* **DATASET CONTENT**
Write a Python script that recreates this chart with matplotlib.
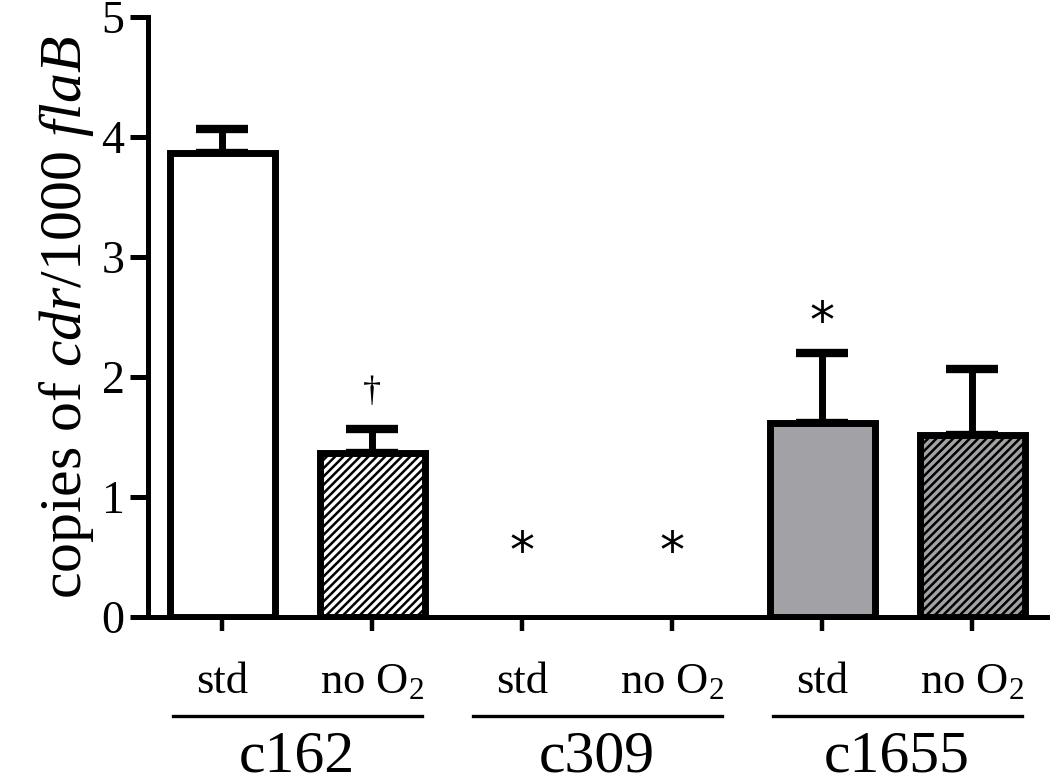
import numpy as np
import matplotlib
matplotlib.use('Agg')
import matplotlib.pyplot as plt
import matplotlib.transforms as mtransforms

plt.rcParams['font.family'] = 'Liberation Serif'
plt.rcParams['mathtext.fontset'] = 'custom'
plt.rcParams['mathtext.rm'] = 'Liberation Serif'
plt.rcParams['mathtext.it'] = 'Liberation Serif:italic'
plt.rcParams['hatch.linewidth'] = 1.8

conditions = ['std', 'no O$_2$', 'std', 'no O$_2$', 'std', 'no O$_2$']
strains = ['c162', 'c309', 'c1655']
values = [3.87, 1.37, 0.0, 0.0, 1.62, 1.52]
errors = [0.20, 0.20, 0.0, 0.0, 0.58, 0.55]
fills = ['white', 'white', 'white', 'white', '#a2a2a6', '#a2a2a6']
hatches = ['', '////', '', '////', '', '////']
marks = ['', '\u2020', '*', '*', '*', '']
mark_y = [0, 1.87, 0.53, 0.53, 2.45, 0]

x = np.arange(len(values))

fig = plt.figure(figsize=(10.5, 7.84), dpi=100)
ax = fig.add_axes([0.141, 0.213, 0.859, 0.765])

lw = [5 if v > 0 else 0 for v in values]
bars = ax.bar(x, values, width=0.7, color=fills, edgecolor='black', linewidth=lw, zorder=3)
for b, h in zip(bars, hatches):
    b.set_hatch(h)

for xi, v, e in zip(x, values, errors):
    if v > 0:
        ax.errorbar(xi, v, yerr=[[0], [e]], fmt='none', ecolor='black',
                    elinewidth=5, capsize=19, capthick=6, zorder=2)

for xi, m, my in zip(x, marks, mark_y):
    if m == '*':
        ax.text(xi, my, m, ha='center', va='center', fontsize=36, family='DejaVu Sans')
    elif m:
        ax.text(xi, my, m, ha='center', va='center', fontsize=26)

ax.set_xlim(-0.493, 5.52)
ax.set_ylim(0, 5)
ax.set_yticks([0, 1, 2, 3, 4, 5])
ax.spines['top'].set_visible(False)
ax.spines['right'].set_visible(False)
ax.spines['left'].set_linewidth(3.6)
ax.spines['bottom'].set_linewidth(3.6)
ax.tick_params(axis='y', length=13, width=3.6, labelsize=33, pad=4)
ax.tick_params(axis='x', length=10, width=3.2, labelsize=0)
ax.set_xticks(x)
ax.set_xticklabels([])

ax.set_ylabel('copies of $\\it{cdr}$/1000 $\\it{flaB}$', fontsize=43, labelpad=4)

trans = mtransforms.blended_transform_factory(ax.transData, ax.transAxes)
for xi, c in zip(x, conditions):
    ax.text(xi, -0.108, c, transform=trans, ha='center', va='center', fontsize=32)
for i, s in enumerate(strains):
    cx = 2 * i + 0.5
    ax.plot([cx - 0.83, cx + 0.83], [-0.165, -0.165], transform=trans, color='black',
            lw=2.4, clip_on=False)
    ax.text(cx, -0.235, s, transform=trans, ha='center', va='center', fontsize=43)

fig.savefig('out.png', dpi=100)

* **TO DO**
Please restate the material above line by line, exactly, beginning at its first line and ending with the line that contains "plt.rcParams['hatch.linewidth'] = 1.8", without any pictures.

* **SOLUTION TO THIS TASK**
Write a Python script that recreates this chart with matplotlib.
import numpy as np
import matplotlib
matplotlib.use('Agg')
import matplotlib.pyplot as plt
import matplotlib.transforms as mtransforms

plt.rcParams['font.family'] = 'Liberation Serif'
plt.rcParams['mathtext.fontset'] = 'custom'
plt.rcParams['mathtext.rm'] = 'Liberation Serif'
plt.rcParams['mathtext.it'] = 'Liberation Serif:italic'
plt.rcParams['hatch.linewidth'] = 1.8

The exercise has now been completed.